## Requirement
Retype, please, the listing from its opening line through the line that contains "return dict(x=[(cx - r)", both included, without the pictures.

============================================================

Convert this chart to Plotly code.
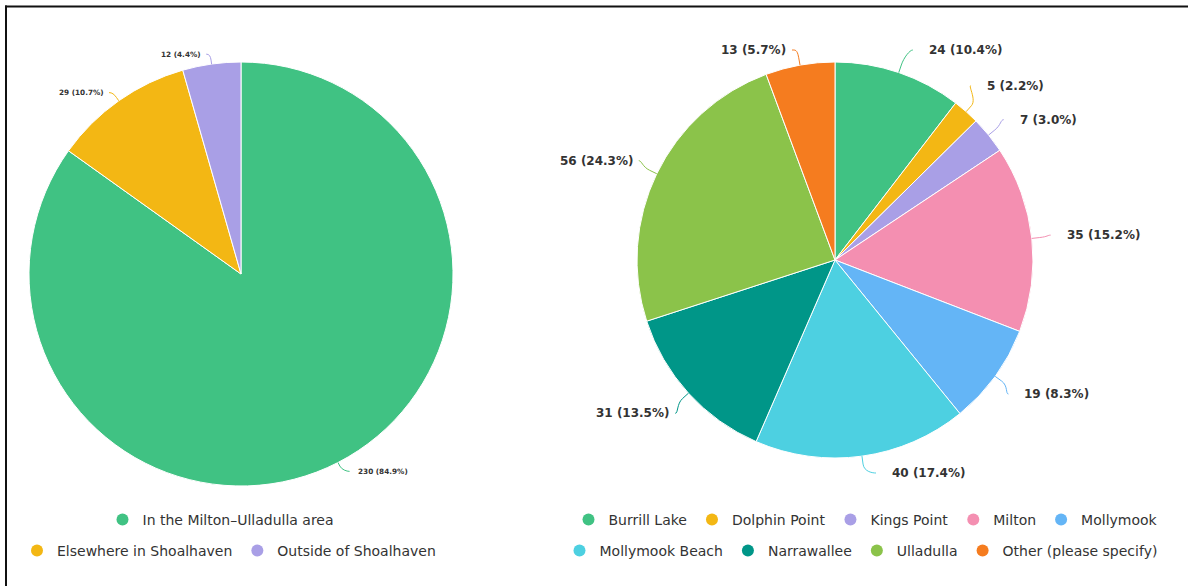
import math
import plotly.graph_objects as go

# ---------------- data ----------------
left_labels = ["In the Milton–Ulladulla area", "Elsewhere in Shoalhaven", "Outside of Shoalhaven"]
left_values = [230, 29, 12]
left_colors = ["#40C283", "#F3B714", "#A99FE6"]

right_labels = ["Burrill Lake", "Dolphin Point", "Kings Point", "Milton", "Mollymook",
                "Mollymook Beach", "Narrawallee", "Ulladulla", "Other (please specify)"]
right_values = [24, 5, 7, 35, 19, 40, 31, 56, 13]
right_colors = ["#40C283", "#F3B714", "#A99FE6", "#F48FB1", "#64B5F6",
                "#4DD0E1", "#009688", "#8BC34A", "#F57C1F"]

# ---------------- layout config (pixels) ----------------
W, H = 1188, 586
LEFT = dict(cx=241, cy=274, r=212, dist=10, top=40, bottom=580, gap=14,
            pad_r=14, pad_l=8, cgap_r=7, cgap_l=4, off=4, lim=0, font=7.3)
RIGHT = dict(cx=835, cy=260, r=198, dist=30, top=50, bottom=473, gap=34,
             pad_r=4, pad_l=-4, cgap_r=15, cgap_l=5, off=8, lim=6, font=12)
LABEL_COLOR = "#333333"
FONT = "DejaVu Sans"

# legend rows: (legend id, series, indices, centre x px, centre y px)
LEGEND_ROWS = [
    ("legend", "left", [0], 221, 520),
    ("legend2", "left", [1, 2], 229, 551),
    ("legend3", "right", [0, 1, 2, 3, 4], 866, 520),
    ("legend4", "right", [5, 6, 7, 8], 861, 551),
]


def pie_domain(cfg):
    cx, cy, r = cfg["cx"], cfg["cy"], cfg["r"]
    return dict(x=[(cx - r) / W, (cx + r) / W], y=[1 - (cy + r) / H, 1 - (cy - r) / H])


def label_layout(values, colors, cfg):
    """Highcharts-like outside data labels with soft connectors, derived from values."""
    total = float(sum(values))
    cx, cy, r = cfg["cx"], cfg["cy"], cfg["r"]
    R = r + cfg["dist"]
    items = []
    cum = 0.0
    for i, v in enumerate(values):
        a = (cum + v / 2.0) / total * 2 * math.pi
        cum += v
        s, c = math.sin(a), math.cos(a)
        items.append(dict(i=i, v=v, s=s, c=c, ny=cy - R * c, side=1 if s >= 0 else -1))
    # distribute vertically per half
    for side in (1, -1):
        grp = sorted([it for it in items if it["side"] == side], key=lambda it: it["ny"])
        ys = [min(max(it["ny"], cfg["top"]), cfg["bottom"]) for it in grp]
        for _ in range(100):
            moved = False
            for k in range(len(ys) - 1):
                d = ys[k + 1] - ys[k]
                if d < cfg["gap"]:
                    sh = (cfg["gap"] - d) / 2.0
                    ys[k] -= sh
                    ys[k + 1] += sh
                    moved = True
            ys = [min(max(y, cfg["top"]), cfg["bottom"]) for y in ys]
            if not moved:
                break
        for it, y in zip(grp, ys):
            it["y"] = y
    annotations, shapes = [], []
    for it in items:
        side = it["side"]
        ndy = it["ny"] - cy
        if cfg["lim"] and abs(ndy) > R - cfg["lim"]:
            dy = math.copysign(R - cfg["lim"], ndy)
        else:
            dy = max(-R, min(R, it["y"] - cy))
        ax = cx + side * math.sqrt(max(R * R - dy * dy, 0))
        y = it["y"]
        if side > 0:
            tx = ax + cfg["pad_r"]
            sx = tx - cfg["cgap_r"]
            anchor = "left"
        else:
            tx = ax - cfg["pad_l"]
            sx = tx + cfg["cgap_l"]
            anchor = "right"
        pct = it["v"] / total * 100
        annotations.append(dict(
            x=tx, y=y, xref="x", yref="y", text=f"{it['v']} ({pct:.1f}%)",
            showarrow=False, xanchor=anchor, yanchor="middle",
            font=dict(family=FONT, size=cfg["font"], color=LABEL_COLOR, weight="bold"),
            borderpad=0,
        ))
        ex, ey = cx + r * it["s"], cy - r * it["c"]
        bx, by = cx + (r + cfg["off"]) * it["s"], cy - (r + cfg["off"]) * it["c"]
        c2x, c2y = 2 * bx - ex, 2 * by - ey
        c1x = sx - side * 3
        path = (f"M {sx:.2f},{y:.2f} C {c1x:.2f},{y:.2f} {c2x:.2f},{c2y:.2f} "
                f"{bx:.2f},{by:.2f} L {ex:.2f},{ey:.2f}")
        shapes.append(dict(type="path", path=path, xref="x", yref="y",
                           line=dict(color=colors[it["i"]], width=1), layer="above"))
    return annotations, shapes


fig = go.Figure()

fig.add_trace(go.Pie(
    values=left_values, labels=left_labels, sort=False, direction="clockwise", rotation=0,
    marker=dict(colors=left_colors, line=dict(color="#FFFFFF", width=1)),
    textinfo="none", showlegend=False, domain=pie_domain(LEFT), hoverinfo="label+value+percent",
))
fig.add_trace(go.Pie(
    values=right_values, labels=right_labels, sort=False, direction="clockwise", rotation=0,
    marker=dict(colors=right_colors, line=dict(color="#FFFFFF", width=1)),
    textinfo="none", showlegend=False, domain=pie_domain(RIGHT), hoverinfo="label+value+percent",
))

series = {"left": (left_labels, left_colors), "right": (right_labels, right_colors)}
legend_layouts = {}
for lid, sname, idxs, lx, ly in LEGEND_ROWS:
    labs, cols = series[sname]
    for i in idxs:
        fig.add_trace(go.Scatter(
            x=[None], y=[None], mode="markers", name=labs[i], legend=lid,
            marker=dict(color=cols[i], size=12, symbol="circle"), showlegend=True,
            hoverinfo="skip",
        ))
    legend_layouts[lid] = dict(
        orientation="h", x=lx / W, y=1 - ly / H, xanchor="center", yanchor="middle",
        font=dict(family=FONT, size=14, color="#333333"), bgcolor="rgba(0,0,0,0)",
        borderwidth=0, itemsizing="constant",
    )

ann_l, shp_l = label_layout(left_values, left_colors, LEFT)
ann_r, shp_r = label_layout(right_values, right_colors, RIGHT)

border = [
    dict(type="line", xref="x", yref="y", x0=5, y0=6.5, x1=W, y1=6.5,
         line=dict(color="#111111", width=2)),
    dict(type="line", xref="x", yref="y", x0=6, y0=5.5, x1=6, y1=H,
         line=dict(color="#111111", width=2)),
]

fig.update_layout(
    width=W, height=H, margin=dict(l=0, r=0, t=0, b=0),
    paper_bgcolor="white", plot_bgcolor="white",
    xaxis=dict(range=[0, W], visible=False, fixedrange=True, domain=[0, 1]),
    yaxis=dict(range=[H, 0], visible=False, fixedrange=True, domain=[0, 1]),
    annotations=ann_l + ann_r,
    shapes=shp_l + shp_r + border,
    **legend_layouts,
)

fig.write_html("out.html")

============================================================

## Task answer
Convert this chart to Plotly code.
import math
import plotly.graph_objects as go

# ---------------- data ----------------
left_labels = ["In the Milton–Ulladulla area", "Elsewhere in Shoalhaven", "Outside of Shoalhaven"]
left_values = [230, 29, 12]
left_colors = ["#40C283", "#F3B714", "#A99FE6"]

right_labels = ["Burrill Lake", "Dolphin Point", "Kings Point", "Milton", "Mollymook",
                "Mollymook Beach", "Narrawallee", "Ulladulla", "Other (please specify)"]
right_values = [24, 5, 7, 35, 19, 40, 31, 56, 13]
right_colors = ["#40C283", "#F3B714", "#A99FE6", "#F48FB1", "#64B5F6",
                "#4DD0E1", "#009688", "#8BC34A", "#F57C1F"]

# ---------------- layout config (pixels) ----------------
W, H = 1188, 586
LEFT = dict(cx=241, cy=274, r=212, dist=10, top=40, bottom=580, gap=14,
            pad_r=14, pad_l=8, cgap_r=7, cgap_l=4, off=4, lim=0, font=7.3)
RIGHT = dict(cx=835, cy=260, r=198, dist=30, top=50, bottom=473, gap=34,
             pad_r=4, pad_l=-4, cgap_r=15, cgap_l=5, off=8, lim=6, font=12)
LABEL_COLOR = "#333333"
FONT = "DejaVu Sans"

# legend rows: (legend id, series, indices, centre x px, centre y px)
LEGEND_ROWS = [
    ("legend", "left", [0], 221, 520),
    ("legend2", "left", [1, 2], 229, 551),
    ("legend3", "right", [0, 1, 2, 3, 4], 866, 520),
    ("legend4", "right", [5, 6, 7, 8], 861, 551),
]


def pie_domain(cfg):
    cx, cy, r = cfg["cx"], cfg["cy"], cfg["r"]
    return dict(x=[(cx - r) / W, (cx + r) / W], y=[1 - (cy + r) / H, 1 - (cy - r) / H])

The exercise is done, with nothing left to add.